**DATASET SECTION:**

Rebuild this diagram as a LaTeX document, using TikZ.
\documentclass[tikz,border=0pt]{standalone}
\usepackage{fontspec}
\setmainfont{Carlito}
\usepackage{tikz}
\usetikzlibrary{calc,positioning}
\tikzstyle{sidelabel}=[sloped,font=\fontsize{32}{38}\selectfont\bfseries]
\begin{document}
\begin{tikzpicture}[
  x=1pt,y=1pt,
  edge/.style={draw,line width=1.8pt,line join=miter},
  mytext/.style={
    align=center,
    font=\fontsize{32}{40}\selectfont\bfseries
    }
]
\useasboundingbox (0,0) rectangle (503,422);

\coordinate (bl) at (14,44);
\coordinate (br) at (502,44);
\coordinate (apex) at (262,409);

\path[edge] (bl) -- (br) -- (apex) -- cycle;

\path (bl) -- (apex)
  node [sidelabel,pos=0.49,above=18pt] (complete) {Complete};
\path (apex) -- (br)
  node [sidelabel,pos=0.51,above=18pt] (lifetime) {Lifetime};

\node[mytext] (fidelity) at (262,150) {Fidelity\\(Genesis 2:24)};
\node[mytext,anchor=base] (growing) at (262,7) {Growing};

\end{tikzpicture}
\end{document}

**TASK DETAILS:**
Set down, exactly as written, each line of the data from its opening line through the one containing "(apex) -- cycle;". Output nothing more.

**EXERCISE ANSWER:**
Rebuild this diagram as a LaTeX document, using TikZ.
\documentclass[tikz,border=0pt]{standalone}
\usepackage{fontspec}
\setmainfont{Carlito}
\usepackage{tikz}
\usetikzlibrary{calc,positioning}
\tikzstyle{sidelabel}=[sloped,font=\fontsize{32}{38}\selectfont\bfseries]
\begin{document}
\begin{tikzpicture}[
  x=1pt,y=1pt,
  edge/.style={draw,line width=1.8pt,line join=miter},
  mytext/.style={
    align=center,
    font=\fontsize{32}{40}\selectfont\bfseries
    }
]
\useasboundingbox (0,0) rectangle (503,422);

\coordinate (bl) at (14,44);
\coordinate (br) at (502,44);
\coordinate (apex) at (262,409);

\path[edge] (bl) -- (br) -- (apex) -- cycle;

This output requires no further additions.